■ THE PROBLEM ■
Write out each line exactly as given. Leave the pictures out of your copy.
=== AVAILABLE DATA ===
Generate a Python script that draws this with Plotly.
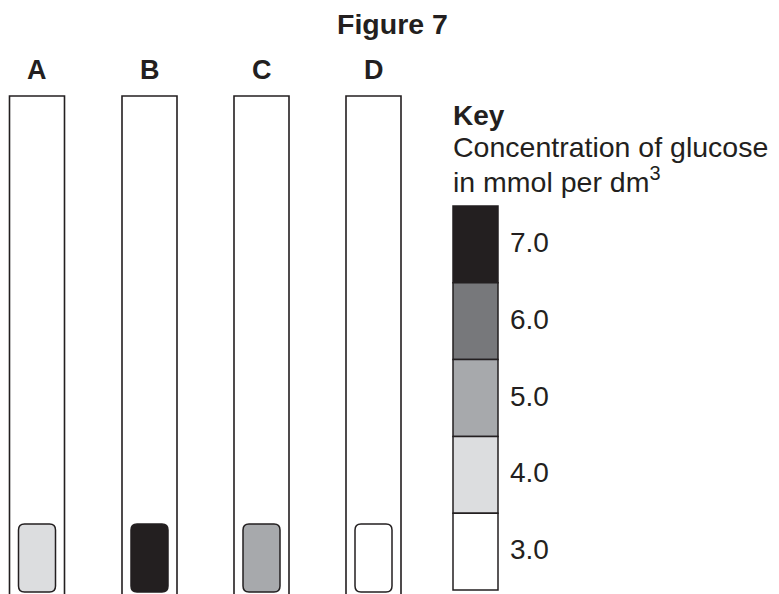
import plotly.graph_objects as go

# ---- data ----
tubes = ["A", "B", "C", "D"]
glucose = [4.0, 7.0, 5.0, 3.0]          # concentration shown by each tube's colour
key_levels = [7.0, 6.0, 5.0, 4.0, 3.0]
key_colors = ["#231f20", "#77787b", "#a7a9ac", "#dcdddf", "#ffffff"]
title_text = "Figure 7"
key_title = "Key"
key_caption = ["Concentration of glucose", "in mmol per dm<sup>3</sup>"]

# ---- layout constants (pixel-like data space) ----
W, H = 779, 594
OFF = 8   # page body margin
INK = "#231f20"
FONT = "Arial, Liberation Sans, Helvetica, sans-serif"
FS = 28
tube_x0 = [9.5, 122, 234, 346]
tube_w = 55
tube_top = 96
sample_pad = 9
sample_top, sample_bot = 524, 592
key_x0, key_x1 = 453, 498
key_top, key_seg = 206, 76.8

color_of = dict(zip(key_levels, key_colors))

def rounded(x0, y0, x1, y1, r):
    return (f"M {x0+r},{y0} L {x1-r},{y0} Q {x1},{y0} {x1},{y0+r} "
            f"L {x1},{y1-r} Q {x1},{y1} {x1-r},{y1} L {x0+r},{y1} "
            f"Q {x0},{y1} {x0},{y1-r} L {x0},{y0+r} Q {x0},{y0} {x0+r},{y0} Z")

shapes = []
annotations = []

for name, conc, x0 in zip(tubes, glucose, tube_x0):
    x1 = x0 + tube_w
    shapes.append(dict(type="path", xref="x", yref="y",
                       path=f"M {x0},{H+5} L {x0},{tube_top} L {x1},{tube_top} L {x1},{H+5}",
                       line=dict(color=INK, width=1.6)))
    shapes.append(dict(type="path", xref="x", yref="y",
                       path=rounded(x0 + sample_pad, sample_top, x1 - sample_pad, sample_bot, 6),
                       fillcolor=color_of[conc], line=dict(color=INK, width=1.5)))
    annotations.append(dict(x=(x0 + x1) / 2, y=70, xref="x", yref="y", text=f"<b>{name}</b>",
                            showarrow=False, font=dict(size=27, color=INK, family=FONT),
                            xanchor="center", yanchor="middle"))

for i, (lev, col) in enumerate(zip(key_levels, key_colors)):
    y0 = key_top + i * key_seg
    y1 = y0 + key_seg
    shapes.append(dict(type="rect", xref="x", yref="y", x0=key_x0, x1=key_x1, y0=y0, y1=y1,
                       fillcolor=col, line=dict(color=INK, width=1.5)))
    annotations.append(dict(x=key_x1 + 10, y=(y0 + y1) / 2 - 2, xref="x", yref="y", text=f"{lev:.1f}",
                            showarrow=False, font=dict(size=FS, color=INK, family=FONT),
                            xanchor="left", yanchor="middle"))

annotations.append(dict(x=392, y=24, xref="x", yref="y", text=f"<b>{title_text}</b>",
                        showarrow=False, font=dict(size=28.5, color=INK, family=FONT),
                        xanchor="center", yanchor="middle"))
annotations.append(dict(x=451, y=115, xref="x", yref="y", text=f"<b>{key_title}</b>",
                        showarrow=False, font=dict(size=FS, color=INK, family=FONT),
                        xanchor="left", yanchor="middle"))
for j, line in enumerate(key_caption):
    annotations.append(dict(x=451, y=147 + j * 33, xref="x", yref="y", text=line,
                            showarrow=False, font=dict(size=28.5, color=INK, family=FONT),
                            xanchor="left", yanchor="middle"))

fig = go.Figure()
fig.update_layout(
    width=W - OFF, height=H - OFF, margin=dict(l=0, r=0, t=0, b=0),
    paper_bgcolor="white", plot_bgcolor="white",
    xaxis=dict(range=[OFF, W], visible=False, fixedrange=True),
    yaxis=dict(range=[H, OFF], visible=False, fixedrange=True),
    shapes=shapes, annotations=annotations, showlegend=False,
)
fig.write_html("out.html")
===
■ ANSWER TO THIS EXERCISE ■
Generate a Python script that draws this with Plotly.
import plotly.graph_objects as go

# ---- data ----
tubes = ["A", "B", "C", "D"]
glucose = [4.0, 7.0, 5.0, 3.0]          # concentration shown by each tube's colour
key_levels = [7.0, 6.0, 5.0, 4.0, 3.0]
key_colors = ["#231f20", "#77787b", "#a7a9ac", "#dcdddf", "#ffffff"]
title_text = "Figure 7"
key_title = "Key"
key_caption = ["Concentration of glucose", "in mmol per dm<sup>3</sup>"]

# ---- layout constants (pixel-like data space) ----
W, H = 779, 594
OFF = 8   # page body margin
INK = "#231f20"
FONT = "Arial, Liberation Sans, Helvetica, sans-serif"
FS = 28
tube_x0 = [9.5, 122, 234, 346]
tube_w = 55
tube_top = 96
sample_pad = 9
sample_top, sample_bot = 524, 592
key_x0, key_x1 = 453, 498
key_top, key_seg = 206, 76.8

color_of = dict(zip(key_levels, key_colors))

def rounded(x0, y0, x1, y1, r):
    return (f"M {x0+r},{y0} L {x1-r},{y0} Q {x1},{y0} {x1},{y0+r} "
            f"L {x1},{y1-r} Q {x1},{y1} {x1-r},{y1} L {x0+r},{y1} "
            f"Q {x0},{y1} {x0},{y1-r} L {x0},{y0+r} Q {x0},{y0} {x0+r},{y0} Z")

shapes = []
annotations = []

for name, conc, x0 in zip(tubes, glucose, tube_x0):
    x1 = x0 + tube_w
    shapes.append(dict(type="path", xref="x", yref="y",
                       path=f"M {x0},{H+5} L {x0},{tube_top} L {x1},{tube_top} L {x1},{H+5}",
                       line=dict(color=INK, width=1.6)))
    shapes.append(dict(type="path", xref="x", yref="y",
                       path=rounded(x0 + sample_pad, sample_top, x1 - sample_pad, sample_bot, 6),
                       fillcolor=color_of[conc], line=dict(color=INK, width=1.5)))
    annotations.append(dict(x=(x0 + x1) / 2, y=70, xref="x", yref="y", text=f"<b>{name}</b>",
                            showarrow=False, font=dict(size=27, color=INK, family=FONT),
                            xanchor="center", yanchor="middle"))

for i, (lev, col) in enumerate(zip(key_levels, key_colors)):
    y0 = key_top + i * key_seg
    y1 = y0 + key_seg
    shapes.append(dict(type="rect", xref="x", yref="y", x0=key_x0, x1=key_x1, y0=y0, y1=y1,
                       fillcolor=col, line=dict(color=INK, width=1.5)))
    annotations.append(dict(x=key_x1 + 10, y=(y0 + y1) / 2 - 2, xref="x", yref="y", text=f"{lev:.1f}",
                            showarrow=False, font=dict(size=FS, color=INK, family=FONT),
                            xanchor="left", yanchor="middle"))

annotations.append(dict(x=392, y=24, xref="x", yref="y", text=f"<b>{title_text}</b>",
                        showarrow=False, font=dict(size=28.5, color=INK, family=FONT),
                        xanchor="center", yanchor="middle"))
annotations.append(dict(x=451, y=115, xref="x", yref="y", text=f"<b>{key_title}</b>",
                        showarrow=False, font=dict(size=FS, color=INK, family=FONT),
                        xanchor="left", yanchor="middle"))
for j, line in enumerate(key_caption):
    annotations.append(dict(x=451, y=147 + j * 33, xref="x", yref="y", text=line,
                            showarrow=False, font=dict(size=28.5, color=INK, family=FONT),
                            xanchor="left", yanchor="middle"))

fig = go.Figure()
fig.update_layout(
    width=W - OFF, height=H - OFF, margin=dict(l=0, r=0, t=0, b=0),
    paper_bgcolor="white", plot_bgcolor="white",
    xaxis=dict(range=[OFF, W], visible=False, fixedrange=True),
    yaxis=dict(range=[H, OFF], visible=False, fixedrange=True),
    shapes=shapes, annotations=annotations, showlegend=False,
)
fig.write_html("out.html")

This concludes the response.